Sovereign Data, Empowered Citizens: Kenya’s Roadmap to a Data‑Driven Society

Dr. Muchelule Yusuf
5 Min Read

On 5 February 2026, in a conference room overlooking Nairobi National Park, Kenya quietly took a bold step into its next frontier: treating data not as exhaust from government systems, but as a strategic national asset that can transform services, protect rights, and power a digital economy for everyone. At the Public Sector Stakeholder Validation Workshop for the National Data Governance Policy, officials, regulators, counties, private sector, academia, and civil society sat around the same table to answer one big question: how do we turn scattered data into shared progress?

For years, Kenya’s data story has been one of islands. Ministries and agencies collected their own datasets in silos, built parallel data centres, and kept information locked away in spreadsheets, emails, and shared drives. Different institutions used different definitions, standards, and formats, making it hard to “see Kenya” in one coherent picture. The result was duplication, inconsistent statistics, and policy decisions that relied more on intuition than evidence. Citizens rarely knew what data government held about them, how it was used, or how to exercise their rights apart from Kenya Integrated Agricultural Management Information System (KIAMIS) data governance framework supporting the agriculture sector data in the Ministry of Agriculture and Livestock Development that soon will be also in line with the proposed national data governance policy.

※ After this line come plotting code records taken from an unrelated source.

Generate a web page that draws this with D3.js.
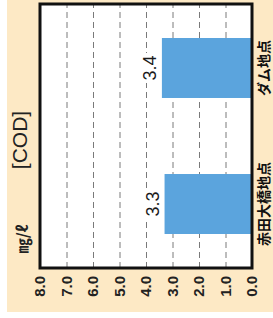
<!DOCTYPE html>
<html>
<head>
<meta charset="utf-8">
<script src="https://cdn.jsdelivr.net/npm/d3@7"></script>
<style>
  body { margin: 0; background: #fff; }
  svg { display: block; }
</style>
</head>
<body>
<div id="chart"></div>
<script>
// data
var categories = ["赤田大橋地点", "ダム地点"]
var values = [3.3, 3.4]
var valueLabels = ["3.3", "3.4"]
var ticks = [0, 1, 2, 3, 4, 5, 6, 7, 8]

var width = 273
var height = 318

var svg = d3.select("#chart").append("svg")
  .attr("width", width)
  .attr("height", height)

// cream panel
svg.append("rect")
  .attr("x", 7).attr("y", 0)
  .attr("width", width - 7).attr("height", 312)
  .attr("fill", "#fde9c5")

// the whole chart is drawn upright, then turned a quarter left
var g = svg.append("g")
  .attr("transform", "translate(0," + height + ") rotate(-90)")

// inner coords: x = 318 - screenY, y = screenX
var frame = {left: 50, right: 314, top: 40, bottom: 252}

var x = d3.scaleBand()
  .domain(categories)
  .range([frame.left, frame.right])
  .paddingInner(0.559)
  .paddingOuter(0.25)

var y = d3.scaleLinear()
  .domain([0, 8])
  .range([frame.bottom, frame.top])

// plot background
g.append("rect")
  .attr("x", frame.left).attr("y", frame.top)
  .attr("width", frame.right - frame.left)
  .attr("height", frame.bottom - frame.top)
  .attr("fill", "#fff")

// grid
g.append("g")
  .selectAll("line")
  .data(ticks.filter(function(d){ return d > 0 && d < 8 }))
  .enter().append("line")
  .attr("x1", frame.left).attr("x2", frame.right)
  .attr("y1", function(d){ return y(d) + 0.5 })
  .attr("y2", function(d){ return y(d) + 0.5 })
  .attr("stroke", "#7a7a7a")
  .attr("stroke-width", 1)
  .attr("stroke-dasharray", "6,4")

// bars
g.append("g")
  .selectAll("rect")
  .data(values)
  .enter().append("rect")
  .attr("x", function(d, i){ return x(categories[i]) })
  .attr("width", x.bandwidth())
  .attr("y", function(d){ return y(d) })
  .attr("height", function(d){ return y(0) - y(d) })
  .attr("fill", "#5ba4dd")

// value labels with white backing so the grid is cut
var lab = g.append("g")
  .selectAll("g")
  .data(values)
  .enter().append("g")
  .attr("transform", function(d, i){
    return "translate(" + (x(categories[i]) + x.bandwidth() / 2) + "," + (y(d) - 6) + ")"
  })
lab.append("rect")
  .attr("x", -15).attr("y", -14)
  .attr("width", 30).attr("height", 15)
  .attr("fill", "#fff")
lab.append("text")
  .attr("text-anchor", "middle")
  .attr("font-family", "Liberation Sans, Arial, sans-serif")
  .attr("font-size", 18)
  .attr("fill", "#1a1a1a")
  .text(function(d, i){ return valueLabels[i] })

// frame
g.append("rect")
  .attr("x", frame.left).attr("y", frame.top)
  .attr("width", frame.right - frame.left)
  .attr("height", frame.bottom - frame.top)
  .attr("fill", "none")
  .attr("stroke", "#111")
  .attr("stroke-width", 3)

// value axis
var axis = g.append("g")
  .attr("transform", "translate(" + frame.left + ",0)")
  .call(d3.axisLeft(y).tickValues(ticks).tickSize(0).tickPadding(8)
    .tickFormat(d3.format(".1f")))
axis.select(".domain").remove()
axis.selectAll("text")
  .attr("font-family", "Liberation Sans, Arial, sans-serif")
  .attr("font-size", 15)
  .attr("font-weight", "bold")
  .attr("fill", "#222")

// category labels
var cat = g.append("g")
  .attr("transform", "translate(0," + frame.bottom + ")")
  .call(d3.axisBottom(x).tickSize(0).tickPadding(7))
cat.select(".domain").remove()
cat.selectAll("text")
  .attr("font-family", "Noto Sans CJK JP, sans-serif")
  .attr("font-size", 14)
  .attr("font-weight", "bold")
  .attr("fill", "#111")

// title and unit on the outer side
g.append("text")
  .attr("x", 318 - 140).attr("y", 27)
  .attr("text-anchor", "middle")
  .attr("font-family", "Liberation Sans, Arial, sans-serif")
  .attr("font-size", 21)
  .attr("fill", "#222")
  .text("[COD]")

g.append("text")
  .attr("x", 318 - 239).attr("y", 28)
  .attr("text-anchor", "middle")
  .attr("font-family", "Noto Sans CJK JP, sans-serif")
  .attr("font-size", 15)
  .attr("font-weight", "bold")
  .attr("fill", "#222")
  .text("㎎/ℓ")
</script>
</body>
</html>
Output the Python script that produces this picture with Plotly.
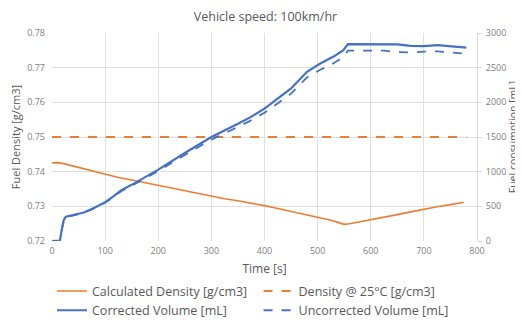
import plotly.graph_objects as go

title_text = "Vehicle speed: 100km/hr"

t_density = [0, 10, 20, 30, 40, 50, 60, 75, 100, 125, 150, 175, 200, 225, 250, 275, 300, 325, 350, 375,
             400, 425, 450, 475, 500, 525, 540, 550, 560, 575, 600, 625, 650, 675, 700, 725, 750, 775]
density = [0.7425, 0.7426, 0.7424, 0.7420, 0.7416, 0.7412, 0.7407, 0.7401, 0.7391, 0.7383, 0.7376, 0.7368,
           0.7360, 0.7352, 0.7345, 0.7337, 0.7329, 0.7322, 0.7316, 0.7310, 0.7302, 0.7294, 0.7286, 0.7278,
           0.7270, 0.7260, 0.7253, 0.7248, 0.7250, 0.7254, 0.7261, 0.7268, 0.7276, 0.7284, 0.7292, 0.7299,
           0.7305, 0.7312]

t_ref = [0, 780]
density_25 = [0.75, 0.75]

t_volume = [0, 10, 15, 18, 22, 26, 40, 60, 80, 100, 115, 130, 150, 166, 200, 250, 300, 350, 373, 400,
            450, 480, 505, 530, 548, 557, 575, 600, 625, 650, 675, 700, 725, 750, 780]
corrected = [0, 0, 5, 150, 300, 350, 375, 410, 480, 560, 640, 730, 810, 880, 1030, 1270, 1500, 1690, 1783,
             1910, 2200, 2440, 2560, 2660, 2750, 2840, 2840, 2830, 2840, 2835, 2815, 2810, 2825, 2810, 2790]
uncorrected = [0, 0, 5, 148, 295, 345, 370, 405, 473, 552, 630, 718, 796, 864, 1010, 1240, 1462, 1645, 1733,
               1850, 2125, 2360, 2470, 2565, 2650, 2745, 2745, 2740, 2745, 2725, 2720, 2730, 2735, 2720, 2700]

x_ticks = [0, 100, 200, 300, 400, 500, 600, 700, 800]
y_left_ticks = [0.72, 0.73, 0.74, 0.75, 0.76, 0.77, 0.78]
y_right_ticks = [0, 500, 1000, 1500, 2000, 2500, 3000]

ORANGE = "#ED7D31"
BLUE = "#4472C4"
GRID = "#E0E0E0"
TXT = "#595959"
TICK = "#808080"
FONT = "Open Sans, Liberation Sans, sans-serif"

fig = go.Figure()
fig.add_trace(go.Scatter(x=t_density, y=density, mode="lines", name="Calculated Density [g/cm3]",
                         line=dict(color=ORANGE, width=1.6), legend="legend"))
fig.add_trace(go.Scatter(x=t_ref, y=density_25, mode="lines", name="Density @ 25°C [g/cm3]",
                         line=dict(color=ORANGE, width=2, dash="dash"), legend="legend2"))
fig.add_trace(go.Scatter(x=t_volume, y=corrected, mode="lines", name="Corrected Volume [mL]",
                         line=dict(color=BLUE, width=2.2), yaxis="y2", legend="legend"))
fig.add_trace(go.Scatter(x=t_volume, y=uncorrected, mode="lines", name="Uncorrected Volume [mL]",
                         line=dict(color=BLUE, width=1.8, dash="dash"), yaxis="y2", legend="legend2"))

leg_common = dict(orientation="v", yanchor="top", y=-0.17, font=dict(size=12.5, color=TXT, family=FONT),
                  itemwidth=30, tracegroupgap=0, bgcolor="rgba(0,0,0,0)", borderwidth=0)

# The page body has an 8px default margin, so the figure is sized to fit the 523x320 window.
fig.update_layout(
    width=515, height=312,
    margin=dict(l=44, r=46, t=25, b=79, autoexpand=False),
    paper_bgcolor="white", plot_bgcolor="white",
    font=dict(family=FONT, color=TXT, size=9),
    title=dict(text=title_text, x=0.5, xanchor="center", y=0.972, yanchor="middle",
               font=dict(size=12.5, color=TXT, family=FONT)),
    xaxis=dict(range=[0, 800], tickvals=x_ticks, showgrid=True, gridcolor=GRID, gridwidth=1,
               zeroline=False, showline=False, ticks="", ticklabelstandoff=3,
               tickfont=dict(size=9, color=TICK),
               title=dict(text="Time [s]", font=dict(size=12, color=TXT), standoff=8)),
    yaxis=dict(range=[0.72, 0.78], tickvals=y_left_ticks, tickformat=".2f", showgrid=True,
               gridcolor=GRID, gridwidth=1, zeroline=False, showline=False, ticks="",
               ticklabelstandoff=6, tickfont=dict(size=9, color=TICK),
               title=dict(text="Fuel Density [g/cm3]", font=dict(size=11, color=TXT), standoff=4)),
    yaxis2=dict(range=[0, 3000], tickvals=y_right_ticks, overlaying="y", side="right", showgrid=False,
                zeroline=False, showline=True, linecolor="#D9D9D9", ticks="outside", ticklen=4,
                tickcolor="#D9D9D9", ticklabelstandoff=2, tickfont=dict(size=9, color=TICK),
                title=dict(text="Fuel consumption [mL]", font=dict(size=10.5, color=TXT), standoff=1)),
    legend=dict(x=0.0, xanchor="left", **leg_common),
    legend2=dict(x=0.486, xanchor="left", **leg_common),
    showlegend=True,
)

fig.write_html("out.html")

The draft National Data Governance Policy flips this script. Its vision is clear: position Kenya as a data-driven society and a leading digital and knowledge economy, governed by modern data principles. At its heart is a simple but powerful shift: every organisation that holds public data must treat it as a shared national asset, managed in trust on behalf of the Kenyan people. That means common standards, single sources of truth, and citizens only giving the same information once, instead of filling the same details on every form they encounter.

To make this real, the policy proposes a new National Data Governance and Emerging Technologies Council, backed by law and supported by a professional Data Governance Office led by a Chief Data Officer. This is not another talk shop. The Council will set the strategic direction, align data initiatives with national priorities, and hold ministries, counties and even private players to account for how they manage and share data. The Data Governance Office will do the heavy lifting: building a national data lake, defining interoperability standards, coordinating data officers across MDAs and counties, and turning dusty datasets into usable, high-impact data products.

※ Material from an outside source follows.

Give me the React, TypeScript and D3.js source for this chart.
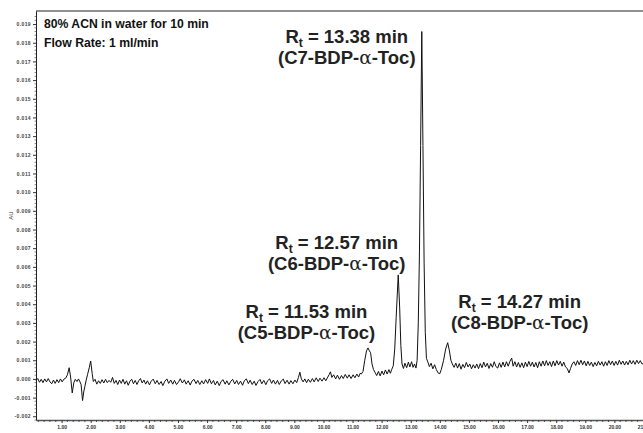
import React, { useEffect, useRef } from 'react';
import * as d3 from 'd3';

const xTicks = [1, 2, 3, 4, 5, 6, 7, 8, 9, 10, 11, 12, 13, 14, 15, 16, 17, 18, 19, 20, 21];
const yTicks = [-0.002, -0.001, 0, 0.001, 0.002, 0.003, 0.004, 0.005, 0.006, 0.007, 0.008, 0.009,
  0.01, 0.011, 0.012, 0.013, 0.014, 0.015, 0.016, 0.017, 0.018, 0.019];
const conditions = ['80% ACN in water for 10 min', 'Flow Rate: 1 ml/min'];
const yLabel = 'AU';

const peakLabels = [
  { rt: 13.38, compound: 'C7' },
  { rt: 12.57, compound: 'C6' },
  { rt: 11.53, compound: 'C5' },
  { rt: 14.27, compound: 'C8' },
];

// [time (min), absorbance (AU)]
const trace: [number, number][] = [
  [0.12, -0.00008], [0.18, 0.00002], [0.24, -0.00018], [0.3, -0.00002], [0.36, -0.0002], [0.42, 0.0],
  [0.48, -0.00016], [0.54, 0.00002], [0.6, -0.00016], [0.66, -0.00026], [0.72, -0.00006], [0.78, -0.00024],
  [0.84, -0.00004], [0.9, -0.0002], [0.96, 0.0], [1.02, -0.00016], [1.08, -0.00001], [1.14, 0.00004],
  [1.2, 0.00022], [1.26, 0.0006], [1.31, 0.0001], [1.365, -0.00075], [1.42, -0.0002], [1.47, -0.00002],
  [1.53, -0.00014], [1.58, 0.0], [1.62, -0.00012], [1.67, -0.0003], [1.72, -0.00116], [1.76, -0.0007],
  [1.8, -0.0004], [1.84, -0.0001], [1.89, 0.00022], [1.95, 0.0006], [2.0, 0.00096], [2.05, 0.0003],
  [2.09, -0.00014], [2.15, -0.00002], [2.21, -0.00028], [2.27, -0.0001], [2.33, -0.00024], [2.39, -0.00004],
  [2.45, -0.00022], [2.51, -0.00002], [2.57, -0.0002], [2.63, -0.00008], [2.69, -0.00018], [2.75, 0.00008],
  [2.81, -0.00024], [2.87, -0.00008], [2.93, -0.0003], [2.99, -0.00006], [3.05, -0.00024], [3.11, -0.00002],
  [3.17, -0.00028], [3.23, -0.0001], [3.29, -0.00034], [3.35, -0.00012], [3.41, -0.00002], [3.47, -0.00026],
  [3.53, -0.00008], [3.59, -0.0003], [3.65, -0.0001], [3.71, 0.00002], [3.77, -0.00022], [3.83, -0.00006],
  [3.89, -0.00028], [3.95, -0.0001], [4.02, -0.00032], [4.08, -0.00012], [4.15, -0.00001], [4.22, -0.00026],
  [4.28, -0.00008], [4.35, -0.0003], [4.42, -0.00014], [4.48, -0.00036], [4.55, -0.00012], [4.62, 0.0],
  [4.68, -0.00024], [4.75, -0.00006], [4.82, -0.00028], [4.88, -0.00008], [4.95, -0.0003], [5.02, -0.00016],
  [5.08, 0.00001], [5.15, -0.00022], [5.22, -0.00005], [5.28, -0.00028], [5.35, -0.0001], [5.42, -0.00033],
  [5.48, -0.00012], [5.55, -0.00002], [5.62, -0.00025], [5.68, -0.00008], [5.75, -0.0003], [5.82, -0.0001],
  [5.88, -0.00027], [5.95, -0.00004], [6.02, -0.00024], [6.08, 0.0], [6.15, -0.00026], [6.22, -0.00008],
  [6.28, -0.00032], [6.35, -0.00012], [6.42, -0.00036], [6.48, -0.00014], [6.55, -0.00004], [6.62, -0.00028],
  [6.68, -0.0001], [6.75, -0.00032], [6.82, -0.00012], [6.88, -0.00002], [6.95, -0.00027], [7.02, -0.00008],
  [7.08, -0.0003], [7.15, -0.00012], [7.22, -0.00034], [7.28, -0.0001], [7.35, 0.0], [7.42, -0.00025],
  [7.48, -0.00007], [7.55, -0.0003], [7.62, -0.00012], [7.68, -0.00035], [7.75, -0.00014], [7.82, -0.00003],
  [7.88, -0.00026], [7.95, -0.00008], [8.02, -0.00031], [8.08, -0.0001], [8.15, 0.0], [8.22, -0.00024],
  [8.28, -0.00006], [8.35, -0.00028], [8.42, -0.00008], [8.48, -0.0003], [8.55, -0.00011], [8.62, -0.00001],
  [8.68, -0.00025], [8.75, -0.00007], [8.82, -0.00028], [8.88, -0.00009], [8.95, -0.00026], [9.02, -0.00006],
  [9.08, -0.0002], [9.14, 0.00008], [9.19, 0.00036], [9.24, 0.0], [9.3, -0.00016], [9.36, 0.0],
  [9.42, -0.0002], [9.48, -0.00002], [9.55, -0.00018], [9.62, 0.00002], [9.68, -0.00016], [9.75, 0.00006],
  [9.82, -0.00014], [9.88, 0.00004], [9.95, -0.00012], [10.02, 0.00006], [10.08, -0.0001], [10.15, 0.0001],
  [10.2, 0.00024], [10.24, 0.00038], [10.29, 0.00008], [10.35, 0.00022], [10.42, 0.0], [10.48, 0.0002],
  [10.55, -0.00002], [10.62, 0.00018], [10.68, 0.00002], [10.75, 0.00024], [10.82, 0.00004], [10.88, 0.00022],
  [10.95, 0.00002], [11.02, 0.00022], [11.08, 0.00006], [11.15, 0.00026], [11.21, 0.0001], [11.26, 0.0003],
  [11.3, 0.00026], [11.36, 0.0004], [11.42, 0.001], [11.48, 0.0015], [11.53, 0.00166], [11.58, 0.0015],
  [11.62, 0.0014], [11.67, 0.0008], [11.72, 0.0005], [11.77, 0.00036], [11.83, 0.00018], [11.89, 0.0004],
  [11.95, 0.00016], [12.01, 0.00042], [12.07, 0.00022], [12.13, 0.00048], [12.19, 0.00026], [12.25, 0.0005],
  [12.3, 0.0003], [12.35, 0.00052], [12.4, 0.0007], [12.45, 0.0016], [12.5, 0.0033], [12.57, 0.00557],
  [12.62, 0.0038], [12.66, 0.0018], [12.7, 0.0008], [12.75, 0.00056], [12.8, 0.00084], [12.86, 0.0006],
  [12.92, 0.0009], [12.97, 0.00064], [13.03, 0.00092], [13.08, 0.00062], [13.13, 0.0008], [13.18, 0.00058],
  [13.22, 0.001], [13.26, 0.003], [13.3, 0.0068], [13.34, 0.0125], [13.38, 0.0186], [13.42, 0.0125],
  [13.46, 0.0062], [13.5, 0.0025], [13.54, 0.0011], [13.59, 0.0009], [13.64, 0.00066], [13.7, 0.00084],
  [13.76, 0.00054], [13.82, 0.00076], [13.88, 0.0005], [13.94, 0.00032], [14.0, 0.00028], [14.05, 0.0005],
  [14.13, 0.001], [14.2, 0.0016], [14.27, 0.00194], [14.33, 0.0015], [14.38, 0.001], [14.43, 0.0008],
  [14.49, 0.00062], [14.55, 0.00085], [14.61, 0.00058], [14.67, 0.00082], [14.73, 0.00052], [14.79, 0.00078],
  [14.85, 0.0006], [14.91, 0.00088], [14.97, 0.00064], [15.03, 0.0008], [15.09, 0.00054], [15.15, 0.00076],
  [15.21, 0.00058], [15.27, 0.0008], [15.33, 0.00055], [15.39, 0.00082], [15.45, 0.0006], [15.51, 0.0009],
  [15.57, 0.00064], [15.63, 0.00084], [15.69, 0.00056], [15.75, 0.00082], [15.81, 0.00062], [15.87, 0.00092],
  [15.93, 0.00066], [15.99, 0.00058], [16.05, 0.00086], [16.11, 0.00062], [16.17, 0.0009], [16.23, 0.00064],
  [16.29, 0.00092], [16.35, 0.00068], [16.41, 0.00094], [16.47, 0.00112], [16.52, 0.00068], [16.58, 0.00092],
  [16.64, 0.00064], [16.7, 0.00088], [16.76, 0.00062], [16.82, 0.00086], [16.88, 0.0006], [16.94, 0.0009],
  [17.0, 0.00066], [17.06, 0.00094], [17.12, 0.00068], [17.18, 0.0009], [17.24, 0.00064], [17.3, 0.00088],
  [17.36, 0.0006], [17.42, 0.00092], [17.48, 0.00068], [17.54, 0.00096], [17.6, 0.0007], [17.66, 0.00098],
  [17.72, 0.00072], [17.78, 0.00092], [17.84, 0.00066], [17.9, 0.00096], [17.96, 0.0007], [18.02, 0.00098],
  [18.08, 0.00074], [18.14, 0.00094], [18.2, 0.00068], [18.26, 0.0009], [18.32, 0.00064], [18.38, 0.00056],
  [18.44, 0.00032], [18.49, 0.00055], [18.55, 0.0008], [18.61, 0.00092], [18.67, 0.00072], [18.73, 0.00098],
  [18.79, 0.00076], [18.85, 0.001], [18.91, 0.00076], [18.97, 0.00096], [19.03, 0.0007], [19.09, 0.00094],
  [19.15, 0.00072], [19.21, 0.0009], [19.27, 0.00066], [19.33, 0.00088], [19.39, 0.0007], [19.45, 0.00094],
  [19.51, 0.00074], [19.57, 0.00092], [19.63, 0.00068], [19.69, 0.00092], [19.75, 0.00072], [19.81, 0.00098],
  [19.87, 0.00076], [19.93, 0.00096], [19.99, 0.00072], [20.05, 0.00094], [20.11, 0.00074], [20.17, 0.001],
  [20.23, 0.00078], [20.29, 0.00096], [20.35, 0.00074], [20.41, 0.00094], [20.47, 0.00076], [20.53, 0.001],
  [20.59, 0.0008], [20.65, 0.00098], [20.71, 0.00078], [20.77, 0.001], [20.83, 0.00082], [20.89, 0.00098],
  [20.95, 0.0008], [21.1, 0.0009],
];

const App = () => {
  const ref = useRef<SVGSVGElement>(null);

  useEffect(() => {
    const svg = d3.select(ref.current);
    svg.selectAll('*').remove();
    const font = 'Liberation Sans, Arial, sans-serif';

    const left = 36, top = 11, bottom = 420;
    const x = d3.scaleLinear().domain([0.12, 21.2]).range([left, 649.3]);
    const y = d3.scaleLinear().domain([-0.0022, 0.0197]).range([bottom, top]);

    // top frame line
    svg.append('line')
      .attr('x1', left).attr('x2', 660).attr('y1', top).attr('y2', top)
      .attr('stroke', '#222').attr('stroke-width', 1);

    // x axis
    const gx = svg.append('g')
      .attr('transform', `translate(0,${bottom})`)
      .call(d3.axisBottom(x).tickValues(xTicks).tickFormat(d => (+d).toFixed(2)).tickSize(3).tickSizeOuter(0));
    gx.select('.domain').attr('stroke', '#555').attr('stroke-width', 1.3);
    gx.selectAll('.tick line').attr('stroke', '#333');
    gx.selectAll('text').attr('font-size', 5).attr('font-weight', 'bold').attr('font-family', font)
      .attr('fill', '#333').attr('dy', '0.6em');
    gx.selectAll('line.minor')
      .data(d3.range(0.2, 21.1, 0.2).filter(v => Math.abs(v - Math.round(v)) > 0.01))
      .join('line').attr('class', 'minor')
      .attr('x1', d => x(d)).attr('x2', d => x(d)).attr('y1', 0).attr('y2', 2)
      .attr('stroke', '#333').attr('stroke-width', 0.8);

    // y axis
    const gy = svg.append('g')
      .attr('transform', `translate(${left},0)`)
      .call(d3.axisLeft(y).tickValues(yTicks).tickFormat(d => (+d).toFixed(3)).tickSize(3).tickSizeOuter(0));
    gy.select('.domain').attr('stroke', '#222').attr('stroke-width', 1);
    gy.selectAll('.tick line').attr('stroke', '#333');
    gy.selectAll('text').attr('font-size', 5).attr('font-weight', 'bold').attr('font-family', font)
      .attr('fill', '#444').attr('letter-spacing', 0.4).attr('x', -5);
    gy.selectAll('line.minor')
      .data(d3.range(-0.0022, 0.0196, 0.0002).filter(v => Math.abs(v * 1000 - Math.round(v * 1000)) > 0.01))
      .join('line').attr('class', 'minor')
      .attr('x1', -1.5).attr('x2', 0).attr('y1', d => y(d)).attr('y2', d => y(d))
      .attr('stroke', '#333').attr('stroke-width', 0.6);

    svg.append('text')
      .attr('transform', `translate(13,${(top + bottom) / 2}) rotate(-90)`)
      .attr('text-anchor', 'middle')
      .attr('font-size', 6).attr('font-family', font).attr('fill', '#333')
      .text(yLabel);

    // chromatogram trace
    svg.append('path')
      .datum(trace)
      .attr('fill', 'none')
      .attr('stroke', '#111')
      .attr('stroke-width', 1)
      .attr('stroke-linejoin', 'round')
      .attr('d', d3.line<[number, number]>().x(d => x(d[0])).y(d => y(d[1])));

    // run conditions
    svg.selectAll('text.cond')
      .data(conditions)
      .join('text').attr('class', 'cond')
      .attr('x', 44).attr('y', (d, i) => 28 + i * 19)
      .attr('font-size', 12.2).attr('font-weight', 'bold').attr('font-family', font).attr('fill', '#111')
      .text(d => d);

    // peak labels: offset from peak apex
    const offsets: Record<string, [number, number]> = {
      C7: [-75, 11],
      C6: [-61.5, -26],
      C5: [-61.5, -30],
      C8: [72, -35],
    };
    const apex = (rt: number) => trace.reduce((a, b) => (Math.abs(b[0] - rt) < Math.abs(a[0] - rt) ? b : a));

    peakLabels.forEach(p => {
      const pk = apex(p.rt);
      const [dx, dy] = offsets[p.compound];
      const cx = x(pk[0]) + dx;
      const by = y(pk[1]) + dy;
      const t1 = svg.append('text')
        .attr('x', cx).attr('y', by).attr('text-anchor', 'middle')
        .attr('font-size', 18.5).attr('font-weight', 'bold').attr('font-family', font).attr('fill', '#222');
      t1.append('tspan').text('R');
      t1.append('tspan').attr('font-size', 12).attr('dy', 4).text('t');
      t1.append('tspan').attr('dy', -4).text(` = ${p.rt.toFixed(2)} min`);

      const t2 = svg.append('text')
        .attr('x', cx).attr('y', by + 21).attr('text-anchor', 'middle')
        .attr('font-size', 18.5).attr('font-weight', 'bold').attr('font-family', font).attr('fill', '#222');
      t2.append('tspan').text(`(${p.compound}-BDP-`);
      t2.append('tspan').attr('font-weight', 'normal').attr('font-family', 'DejaVu Serif, serif').text('α');
      t2.append('tspan').text('-Toc)');
    });
  }, []);

  return (
    <svg ref={ref} width={643} height={433}
      style={{ position: 'absolute', left: 0, top: 0, background: '#fff', overflow: 'hidden' }} />
  );
};

export default App;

The policy goes further by centering people and rights. It anchors data governance in the Constitution, the Data Protection Act and the Access to Information Act, insisting that dignity, privacy and autonomy of data subjects must guide every stage of the data lifecycle. It calls for national campaigns on data rights, special protections for vulnerable groups, and clear rules for surveillance technologies, algorithmic decision-making and whistleblower data. Trust is treated not as a slogan, but as an outcome of transparency, accountability and meaningful public participation.

Recognising that culture eats strategy for breakfast, one of the most ambitious pillars is Data Culture and Change Management. The policy bluntly acknowledges low data literacy, resistance to sharing, and “gatekeeping” behaviours inside institutions. Its response is equally bold: embed data literacy and ethics in schools, public service training, and national campaigns; tie data governance competencies to performance contracts; and design incentives for public-private collaboration and ethical data monetisation.

The roadmap is already on the table. After validation workshops, online public participation and technical refinements, the policy is slated for approval, launch and adoption in 2026, with implementation from 1 July 2026. If Kenya follows through, 2026 may be remembered as the year the country stopped treating data as a by-product of bureaucracy and started using it as new gold fuel for better services, smarter policies, digital innovation and a more empowered citizenry.